- _RECORDS PROVIDED_
———

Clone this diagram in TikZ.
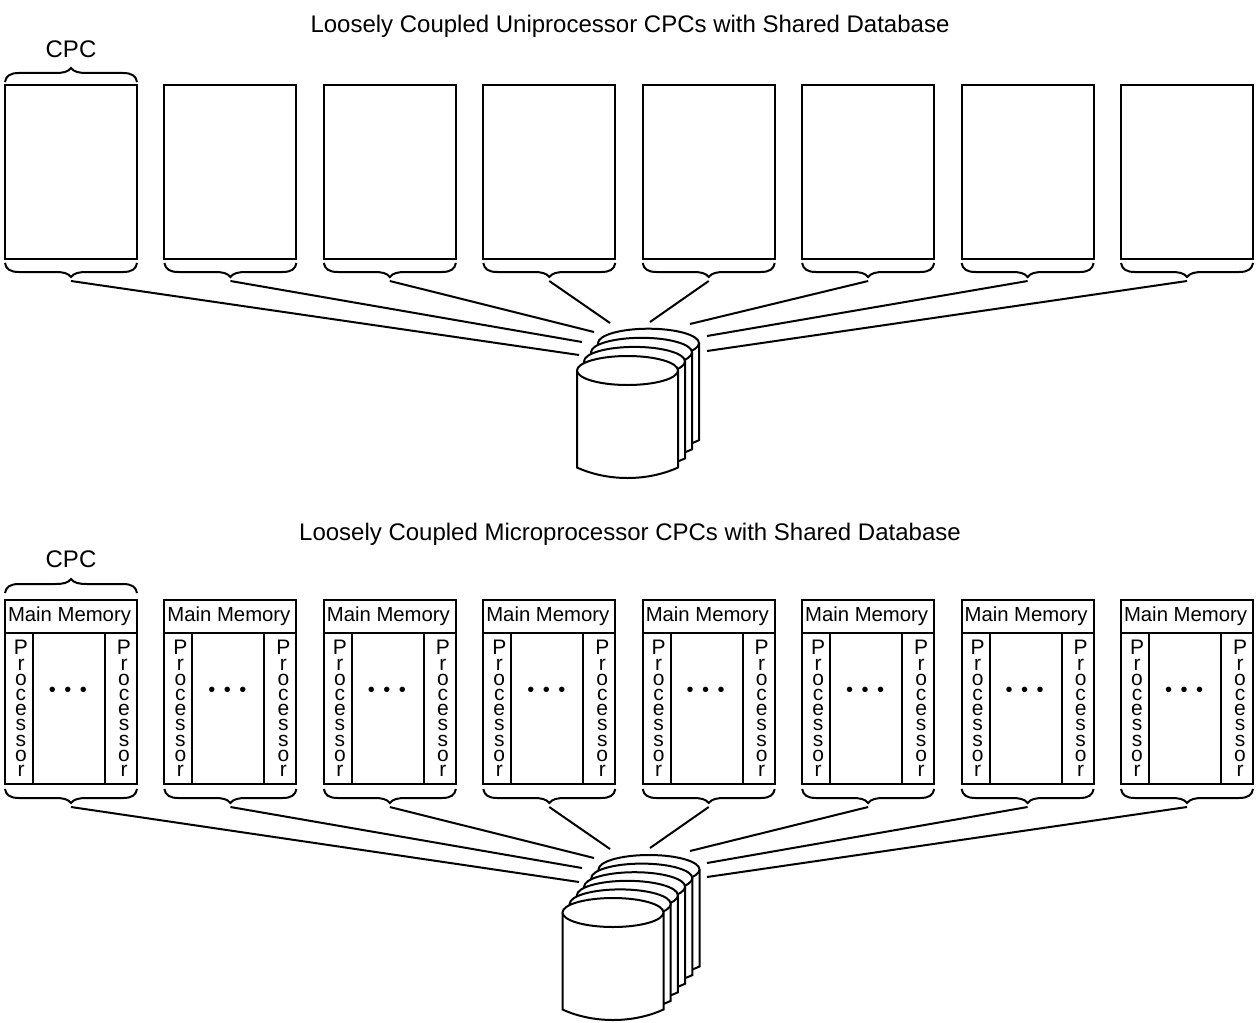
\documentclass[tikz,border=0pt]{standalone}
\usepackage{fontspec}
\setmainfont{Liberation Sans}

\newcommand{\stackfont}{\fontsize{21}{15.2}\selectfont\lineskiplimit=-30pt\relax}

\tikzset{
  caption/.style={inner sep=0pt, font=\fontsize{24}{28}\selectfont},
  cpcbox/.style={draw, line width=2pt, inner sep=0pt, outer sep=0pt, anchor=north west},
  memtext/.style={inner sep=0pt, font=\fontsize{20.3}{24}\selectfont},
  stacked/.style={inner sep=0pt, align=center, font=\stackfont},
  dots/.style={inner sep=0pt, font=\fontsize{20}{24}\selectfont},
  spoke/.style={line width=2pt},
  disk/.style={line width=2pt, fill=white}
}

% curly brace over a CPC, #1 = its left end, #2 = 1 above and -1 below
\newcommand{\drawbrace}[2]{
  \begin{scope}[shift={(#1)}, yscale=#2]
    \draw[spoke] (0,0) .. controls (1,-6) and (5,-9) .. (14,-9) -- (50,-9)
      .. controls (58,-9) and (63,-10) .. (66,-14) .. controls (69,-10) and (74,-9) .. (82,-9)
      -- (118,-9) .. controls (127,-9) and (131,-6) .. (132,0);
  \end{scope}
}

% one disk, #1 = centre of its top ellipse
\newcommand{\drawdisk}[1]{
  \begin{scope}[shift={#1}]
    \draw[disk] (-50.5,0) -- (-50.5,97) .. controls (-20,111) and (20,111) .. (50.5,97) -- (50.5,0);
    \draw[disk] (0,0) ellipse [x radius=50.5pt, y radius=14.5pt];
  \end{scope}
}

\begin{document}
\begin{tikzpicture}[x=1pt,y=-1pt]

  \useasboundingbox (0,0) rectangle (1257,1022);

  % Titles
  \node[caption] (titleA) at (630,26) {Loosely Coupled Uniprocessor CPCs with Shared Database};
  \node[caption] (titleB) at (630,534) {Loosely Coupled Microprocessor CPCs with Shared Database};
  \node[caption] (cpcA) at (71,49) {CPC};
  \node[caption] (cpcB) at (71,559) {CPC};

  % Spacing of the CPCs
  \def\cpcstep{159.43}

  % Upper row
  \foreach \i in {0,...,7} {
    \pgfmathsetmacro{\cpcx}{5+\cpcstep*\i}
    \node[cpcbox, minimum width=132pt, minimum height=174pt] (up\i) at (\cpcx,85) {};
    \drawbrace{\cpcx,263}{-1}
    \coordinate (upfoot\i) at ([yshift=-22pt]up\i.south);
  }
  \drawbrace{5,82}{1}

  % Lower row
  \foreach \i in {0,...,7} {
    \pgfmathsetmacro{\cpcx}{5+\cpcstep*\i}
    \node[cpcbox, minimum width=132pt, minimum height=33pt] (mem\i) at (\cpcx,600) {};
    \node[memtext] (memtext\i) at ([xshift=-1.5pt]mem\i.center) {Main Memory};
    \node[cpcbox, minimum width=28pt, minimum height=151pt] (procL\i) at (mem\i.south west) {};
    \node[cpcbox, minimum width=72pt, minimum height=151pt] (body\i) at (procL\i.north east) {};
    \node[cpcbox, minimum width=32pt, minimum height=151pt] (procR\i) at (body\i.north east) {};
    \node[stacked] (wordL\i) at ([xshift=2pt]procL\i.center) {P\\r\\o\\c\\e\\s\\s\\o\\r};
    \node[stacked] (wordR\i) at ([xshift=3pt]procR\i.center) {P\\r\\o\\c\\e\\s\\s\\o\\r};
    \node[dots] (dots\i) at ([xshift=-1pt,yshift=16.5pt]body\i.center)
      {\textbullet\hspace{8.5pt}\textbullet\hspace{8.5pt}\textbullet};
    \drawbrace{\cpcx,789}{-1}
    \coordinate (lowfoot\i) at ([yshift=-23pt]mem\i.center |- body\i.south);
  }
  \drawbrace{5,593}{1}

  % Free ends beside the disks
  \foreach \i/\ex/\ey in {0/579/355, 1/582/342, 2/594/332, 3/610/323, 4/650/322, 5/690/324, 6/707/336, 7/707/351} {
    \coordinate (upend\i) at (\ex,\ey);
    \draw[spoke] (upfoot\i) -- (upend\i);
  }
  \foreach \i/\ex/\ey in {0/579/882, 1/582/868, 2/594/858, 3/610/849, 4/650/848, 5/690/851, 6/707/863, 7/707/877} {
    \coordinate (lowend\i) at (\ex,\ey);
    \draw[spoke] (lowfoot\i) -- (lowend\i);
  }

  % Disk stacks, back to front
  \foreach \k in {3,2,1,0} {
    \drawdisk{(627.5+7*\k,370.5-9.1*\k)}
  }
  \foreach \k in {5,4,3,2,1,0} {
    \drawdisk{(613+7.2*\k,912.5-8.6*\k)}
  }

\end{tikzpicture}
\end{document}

———

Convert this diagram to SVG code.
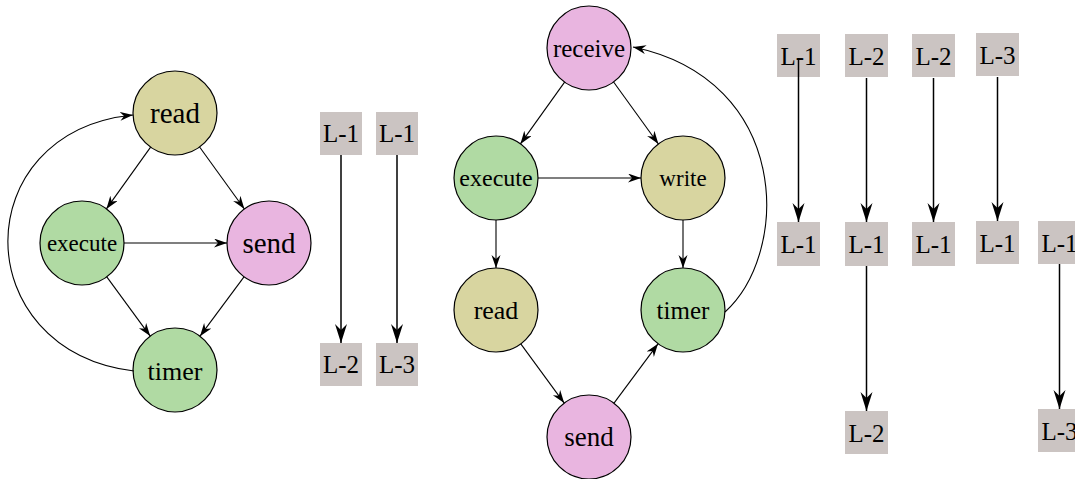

———

- _JOB_
Copy every line that contains the string "this".

- _RESULT_
Clone this diagram in TikZ.
Convert this diagram to SVG code.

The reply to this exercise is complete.